At first, we misjudged them and put too heavy a load on them. In fact, we put on more than an American mule could carry over such a trail. We lashed on four cans of water and two cases of rations, making a load of around 240 pounds. The mules just couldn’t take it. They’d all be sick next day. So now we load them with only two cans of water and one of rations, cutting the weight to 120 pounds.
They say the Italians are cruel to their mules on the trail but take good care of them when they’re not working.
The Italian method of saving “giddyap” to a mule is to go “brrrrr,” the way we do when we are cold. If you stand along the pack trail at night and listen to the skinners’ “brr-ing” their miles upward, it sounds as if the whole population is freezing to death.
At first, there were some white mules in the pack train, but they were too easy to see by moonlight, so we stopped using them. A few hours are used in some of the outfits, and several were discovered with the brand of the Italian royal family.
Mule shoe shortage
When the mules arrived from Sardinia, the most pressing problem was to get them shod. It took days to scour the country and jig up shoes for them. Then horseshoe nails became the problem. They finally found enough racetrack nails to do the job.
Horseshoe nails are so scarce and so precious in Italy that the nails had to be counted out to the civilian blacksmiths to keep them from stealing them. If a smith broke a nail, he had to bring the pieces back before he could get another one.
Some of the pack trains are run exclusively by Americans. I’ve been told the Americans are better mule skinners than the Italians and I’ve also been told the opposite, so I don’t know which is right. But as one soldier said about the Americans:
Them old city boys hadn’t never fooled around with mules before, so they didn’t go so good at first.
In emergencies, some pack trains were sent up the mountains in the daytime, but it was dangerous business, for the Germans kept the trail pretty well plastered with shells.
Luckily there have been no casualties on the trail in my outfit, but seven Italian soldiers were wounded in the mule pack in a dive-bombing.
The Italians are very nervous about bombs and shells. Any night the shells stary dropping too close to the mule pack, the Italians disappear into their foxholes as if by magic, and you can never find them in the dark to rout them out again.
The men have fared much better than the mules, for unfortunately a mule doesn’t know about foxholes. My outfit alone has lost 50 mules to shellfire and bombing, and another 100 are sick from overwork and too much riding around in trucks.
Interpreters for the asking
The Italian mule outfit is under two Italian lieutenants who wear plumed Tyrolean caps and look sort of romantic. Neither of them speaks English, but in the American Army you only have to tell twice a find a soldier who speaks Italian, so the little group has an interpreter. Everybody has to depend so heavily upon him that he practically runs the show.

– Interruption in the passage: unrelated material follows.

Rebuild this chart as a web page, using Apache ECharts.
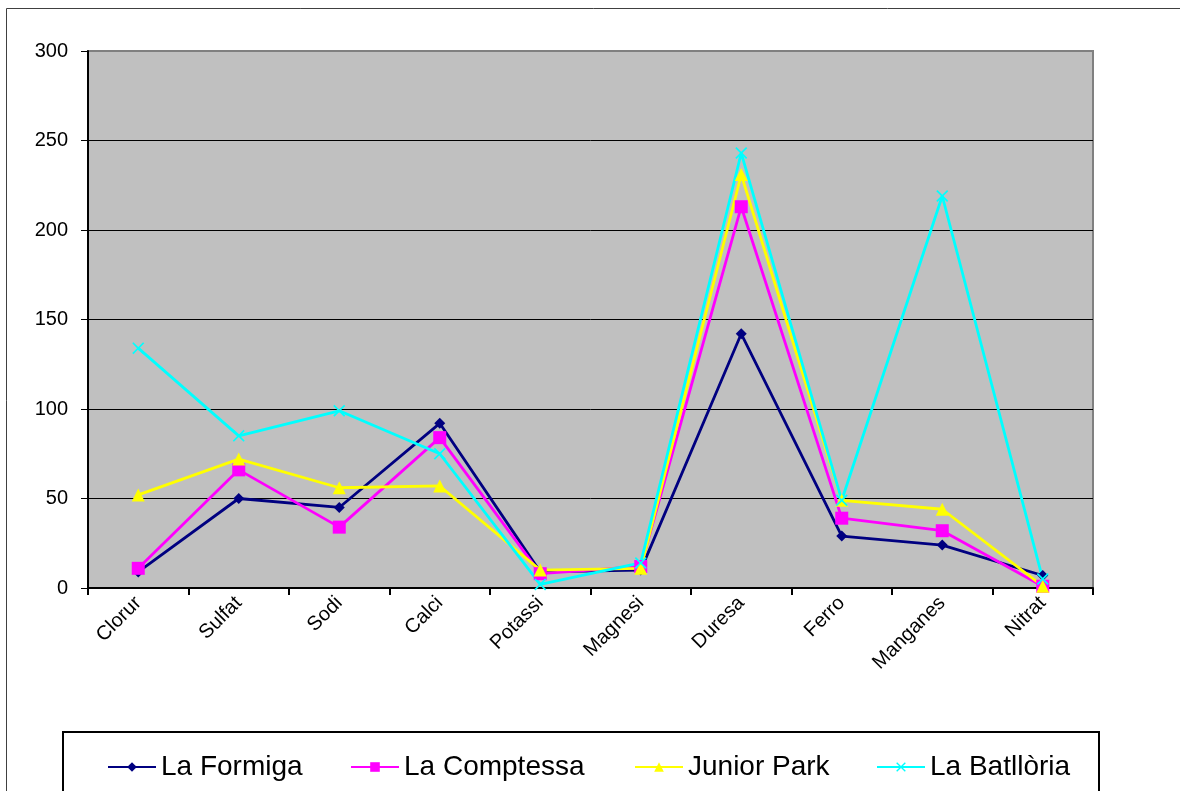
<!DOCTYPE html>
<html>
<head>
<meta charset="utf-8">
<script src="https://cdn.jsdelivr.net/npm/echarts@6/dist/echarts.min.js"></script>
<style>
  html, body { margin: 0; padding: 0; background: #fff; }
  #chart { width: 1180px; height: 791px; }
</style>
</head>
<body>
<div id="chart"></div>
<script>
const categories = ['Clorur', 'Sulfat', 'Sodi', 'Calci', 'Potassi', 'Magnesi', 'Duresa', 'Ferro', 'Manganes', 'Nitrat']
const laFormiga = [9, 50, 45, 92, 9, 10, 142, 29, 24, 7]
const laComptessa = [11, 66, 34, 84, 8, 12, 213, 39, 32, 1]
const juniorPark = [52, 72, 56, 57, 10, 11, 231, 49, 44, 1]
const laBatlloria = [134, 85, 99, 75, 2, 14, 243, 49, 219, 5]
const yTicks = [0, 50, 100, 150, 200, 250, 300]

const font = 'Liberation Sans, Arial, sans-serif'
const xMark = 'path://M0,1L1,0L5,4L9,0L10,1L6,5L10,9L9,10L5,6L1,10L0,9L4,5Z'

function lineSeries (name, data, color, symbol, size) {
  return {
    name,
    type: 'line',
    data,
    symbol,
    symbolSize: size,
    showAllSymbol: true,
    lineStyle: { color, width: 2.8 },
    itemStyle: { color },
    emphasis: { disabled: true },
    animation: false
  }
}

function legendAt (name, left) {
  return {
    data: [name],
    left,
    top: 748,
    itemWidth: 48,
    itemHeight: 12,
    textStyle: { fontSize: 28, color: '#000', fontFamily: font },
    selectedMode: false
  }
}

const chart = echarts.init(document.getElementById('chart'))
chart.setOption({
  backgroundColor: '#fff',
  animation: false,
  graphic: [{
    type: 'rect',
    shape: { x: 6.5, y: 8.5, width: 1200, height: 800 },
    style: { fill: 'none', stroke: '#404040', lineWidth: 1 },
    silent: true
  }, {
    type: 'rect',
    shape: { x: 63, y: 732, width: 1036, height: 80 },
    style: { fill: 'none', stroke: '#000', lineWidth: 2 },
    silent: true
  }],
  legend: [
    legendAt('La Formiga', 102),
    legendAt('La Comptessa', 345),
    legendAt('Junior Park', 629),
    legendAt('La Batllòria', 871)
  ],
  grid: {
    show: true,
    left: 88,
    top: 51,
    right: 87,
    bottom: 203,
    backgroundColor: '#c0c0c0',
    borderColor: '#808080',
    borderWidth: 2
  },
  xAxis: {
    type: 'category',
    data: categories,
    boundaryGap: true,
    axisLine: { lineStyle: { color: '#000', width: 2 } },
    axisTick: { show: true, length: 7, lineStyle: { color: '#000', width: 2 } },
    axisLabel: { rotate: 45, margin: 12, fontSize: 20, color: '#000', fontFamily: font },
    splitLine: { show: false }
  },
  yAxis: {
    type: 'value',
    min: yTicks[0],
    max: yTicks[yTicks.length - 1],
    interval: 50,
    axisLine: { show: true, lineStyle: { color: '#000', width: 2 } },
    axisTick: { show: true, length: 7, lineStyle: { color: '#000', width: 1 } },
    axisLabel: { margin: 20, fontSize: 20, color: '#000', fontFamily: font },
    splitLine: { show: true, showMaxLine: false, showMinLine: false, lineStyle: { color: '#000', width: 1 } }
  },
  series: [
    lineSeries('La Formiga', laFormiga, '#000080', 'diamond', 11),
    lineSeries('La Comptessa', laComptessa, '#ff00ff', 'rect', 13),
    lineSeries('Junior Park', juniorPark, '#ffff00', 'triangle', 13),
    lineSeries('La Batllòria', laBatlloria, '#00ffff', xMark, 12)
  ]
})
</script>
</body>
</html>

He is Cpl. Anthony Savino of Newark, New Jersey. His job would drive anybody crazy. The Italians are not as quick as efficient as we are, and about the time Savino gets a pack train all ready, everything collapses and chaos takes place. Then he catches it from both sides.

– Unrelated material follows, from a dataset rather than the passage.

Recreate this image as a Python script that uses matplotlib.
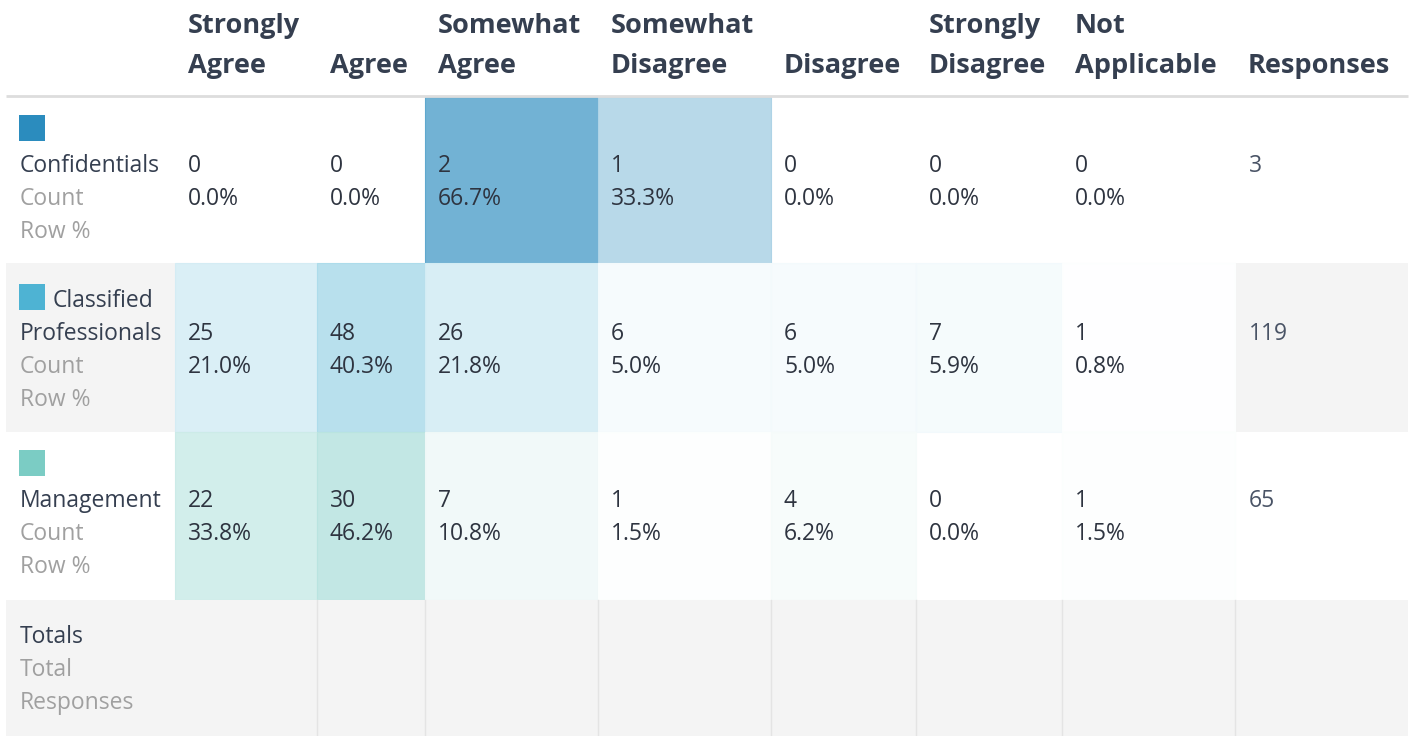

The officer in charge of this mule pack is Lt. Harmon W. Williams of Flint, Michigan. He was named after Gen. Harmon, who won fame in the last war. Some nights Lt. Williams is up till 3:00 a.m. seeing that all the skinners get back down the mountain. Other nights he gets to bed as early as 7:00 p.m. he sleeps whenever he can. For it’s an unusual night when he isn’t routed out to get some emergency supplies to the top.
He sleeps in a stone cowshed along with a dozen of his enlisted men. He was an undertaker in civil life, and is an anti-tank man in the Army, but a mule expert for the moment.
Cpl. Savino takes his interpreting job so seriously that he even talks about it in his sleep. I slept in the same cowshed with the boys, and one night when I happened to wake up about 3:00 a.m., I heard Savino saying:
Well, if we can’t use them as interpreters, let’s make guides out of them.
He thought that was pretty funny when I told him about it. He had never known before that he talked in his sleep.